Final remarks by Nicholas Rostow
The Syrian regime has violated the most fundamental norm under international law: the prohibition on the use of force under Article 2(4). Because of the spill-over effects of the Syrian conflict, several countries have the right to self-defense under Article 51, such as Israel, Turkey, and Iraq.
The lessons of Libya have demonstrated that States must do more to participate in military action pursuant to SC resolutions. While the US “led from behind” in Libya, the operations could not have taken place without military action and support.

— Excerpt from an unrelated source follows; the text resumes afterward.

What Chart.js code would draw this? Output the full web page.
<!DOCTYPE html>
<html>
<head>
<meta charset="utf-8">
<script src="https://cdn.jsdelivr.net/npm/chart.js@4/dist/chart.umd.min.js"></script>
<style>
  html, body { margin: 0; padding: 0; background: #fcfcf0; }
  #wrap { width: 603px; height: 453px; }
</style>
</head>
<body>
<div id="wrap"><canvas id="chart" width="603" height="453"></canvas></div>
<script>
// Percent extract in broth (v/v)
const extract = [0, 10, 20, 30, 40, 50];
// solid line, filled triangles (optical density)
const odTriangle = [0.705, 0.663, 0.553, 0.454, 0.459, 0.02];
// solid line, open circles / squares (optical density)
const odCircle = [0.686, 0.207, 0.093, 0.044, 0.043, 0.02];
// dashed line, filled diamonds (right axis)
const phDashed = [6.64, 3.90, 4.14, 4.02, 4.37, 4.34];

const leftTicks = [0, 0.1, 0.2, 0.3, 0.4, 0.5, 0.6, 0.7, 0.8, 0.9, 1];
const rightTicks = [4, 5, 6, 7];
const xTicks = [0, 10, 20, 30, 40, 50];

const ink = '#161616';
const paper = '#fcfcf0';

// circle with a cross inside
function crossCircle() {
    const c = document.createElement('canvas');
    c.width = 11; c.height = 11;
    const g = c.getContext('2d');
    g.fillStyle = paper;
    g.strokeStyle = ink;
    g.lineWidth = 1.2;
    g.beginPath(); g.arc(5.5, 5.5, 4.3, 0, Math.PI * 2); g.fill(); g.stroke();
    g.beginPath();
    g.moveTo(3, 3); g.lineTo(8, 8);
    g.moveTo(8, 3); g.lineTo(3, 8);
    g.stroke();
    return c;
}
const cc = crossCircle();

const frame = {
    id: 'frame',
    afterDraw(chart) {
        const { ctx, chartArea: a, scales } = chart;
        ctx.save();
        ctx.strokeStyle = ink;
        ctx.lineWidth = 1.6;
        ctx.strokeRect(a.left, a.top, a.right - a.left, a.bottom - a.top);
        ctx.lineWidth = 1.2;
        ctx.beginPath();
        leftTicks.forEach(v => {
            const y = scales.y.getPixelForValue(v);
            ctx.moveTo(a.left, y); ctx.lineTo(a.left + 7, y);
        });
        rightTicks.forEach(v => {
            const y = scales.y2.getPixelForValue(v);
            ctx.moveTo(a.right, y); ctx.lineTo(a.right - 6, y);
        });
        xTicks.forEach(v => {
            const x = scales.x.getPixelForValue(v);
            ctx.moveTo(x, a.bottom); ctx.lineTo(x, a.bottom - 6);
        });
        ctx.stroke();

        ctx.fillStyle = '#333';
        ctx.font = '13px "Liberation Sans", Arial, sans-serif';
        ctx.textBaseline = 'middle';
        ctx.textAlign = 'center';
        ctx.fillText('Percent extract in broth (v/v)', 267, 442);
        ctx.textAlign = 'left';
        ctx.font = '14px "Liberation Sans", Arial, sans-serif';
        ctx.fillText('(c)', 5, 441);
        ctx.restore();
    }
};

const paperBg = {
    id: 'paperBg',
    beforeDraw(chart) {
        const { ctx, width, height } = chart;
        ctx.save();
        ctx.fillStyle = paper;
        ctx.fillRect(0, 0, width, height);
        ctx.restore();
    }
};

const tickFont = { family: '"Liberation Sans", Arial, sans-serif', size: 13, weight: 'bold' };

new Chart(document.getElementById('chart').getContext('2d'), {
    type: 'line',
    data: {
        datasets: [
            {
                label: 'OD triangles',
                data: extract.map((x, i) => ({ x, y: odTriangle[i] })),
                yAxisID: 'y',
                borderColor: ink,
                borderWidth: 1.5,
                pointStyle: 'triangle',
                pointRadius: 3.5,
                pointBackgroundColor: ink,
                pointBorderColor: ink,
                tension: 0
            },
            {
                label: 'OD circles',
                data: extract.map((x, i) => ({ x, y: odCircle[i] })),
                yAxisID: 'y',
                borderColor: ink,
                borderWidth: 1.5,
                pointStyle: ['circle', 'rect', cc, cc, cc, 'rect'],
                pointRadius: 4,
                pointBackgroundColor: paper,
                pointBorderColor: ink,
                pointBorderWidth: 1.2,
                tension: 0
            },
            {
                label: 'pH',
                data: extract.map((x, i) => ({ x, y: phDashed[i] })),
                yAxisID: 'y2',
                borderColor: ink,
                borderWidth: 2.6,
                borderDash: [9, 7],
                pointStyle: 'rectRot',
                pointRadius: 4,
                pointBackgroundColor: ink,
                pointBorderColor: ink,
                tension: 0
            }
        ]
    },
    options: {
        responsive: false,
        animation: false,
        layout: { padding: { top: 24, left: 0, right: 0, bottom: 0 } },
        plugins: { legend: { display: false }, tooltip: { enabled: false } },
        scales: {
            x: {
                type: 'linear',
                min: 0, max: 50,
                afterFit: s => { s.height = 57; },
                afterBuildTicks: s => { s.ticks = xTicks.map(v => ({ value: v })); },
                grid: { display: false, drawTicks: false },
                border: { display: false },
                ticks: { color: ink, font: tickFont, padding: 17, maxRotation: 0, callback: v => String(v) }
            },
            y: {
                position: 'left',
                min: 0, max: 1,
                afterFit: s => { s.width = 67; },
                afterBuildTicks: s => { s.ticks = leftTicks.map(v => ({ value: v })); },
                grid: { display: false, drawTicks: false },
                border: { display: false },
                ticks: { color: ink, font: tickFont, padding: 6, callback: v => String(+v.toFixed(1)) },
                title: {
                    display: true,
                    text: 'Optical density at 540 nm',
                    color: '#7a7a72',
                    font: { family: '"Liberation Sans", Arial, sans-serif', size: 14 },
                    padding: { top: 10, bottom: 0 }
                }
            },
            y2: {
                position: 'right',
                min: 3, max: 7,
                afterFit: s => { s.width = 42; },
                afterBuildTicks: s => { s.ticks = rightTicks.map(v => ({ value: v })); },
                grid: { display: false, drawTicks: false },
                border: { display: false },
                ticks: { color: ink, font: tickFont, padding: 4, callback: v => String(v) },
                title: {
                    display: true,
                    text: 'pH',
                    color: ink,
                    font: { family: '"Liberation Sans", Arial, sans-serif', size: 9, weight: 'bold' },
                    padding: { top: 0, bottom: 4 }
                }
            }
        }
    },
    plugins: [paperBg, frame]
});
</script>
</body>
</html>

Lastly, right now the Assad regime is weak. As such, action should be taken to remove him from power. Nothing short of the legitimacy of the entire UN system of maintaining international peace and security is at stake. Moreover, if human rights are to stand for anything, and if R2P is to remain a viable doctrine, the international community must act to stop the mass atrocities.
Question: What about setting up humanitarian corridors?
Answer by Timur Soylemez: Turkey is not prepared to use hard measures against Syria. Approximately 25,000 refugees have spilled over into Turkey, and we are taking care of them, and will do so as long as necessary. As such, Turkey is not prepared to set up a humanitarian corridor through force in Syria at this time.